In a 99-page decision, released this week, the EPA told the Colorado Department of Public Health and the Environment to reexamine its proposed permit.  "The order directs CDPHE to evaluate whether additional operational requirements are needed to assure compliance with carbon monoxide and opacity limits at the plant’s fluid catalytic cracking unit. It also directs CDPHE to determine whether previous plant modifications were analyzed properly and, if necessary, to incorporate additional applicable requirements into the permit," the EPA said in a release. 

"When I heard the news I thought we're making progress," Tafoya said. "Years ago we never used these tools, we're getting more sophisticated in our legal analysis."

The coalition did not get everything it wanted -- the EPA declined to deny the permit, meaning Colorado will still issue a revised renewal of the permit. 

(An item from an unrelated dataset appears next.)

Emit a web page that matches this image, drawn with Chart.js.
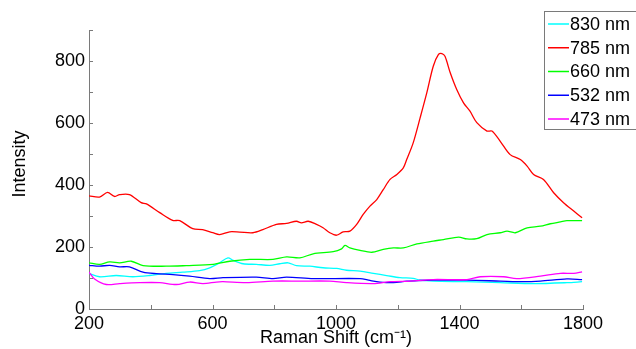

This week, Suncor disclosed 15 permit violations between June 15 and July 15. They include 45 barrels of crude oil overflowing from a tank onto the ground and 13 hours of emissions venting from a sulfur pit directly into the air in Commerce City. 

"These changes that we're asking for hopefully can result in less noncompliance, less incidents that are taking place there," Tafoya said. 

Shutting down the plant is his eventual goal, but he said small regulatory wins like the one this week advance the movement -- and not just at Colorado's only refinery. 

Because as we're advancing legal strategies around refineries, we're helping create new legal strategies for people fighting refineries," he said.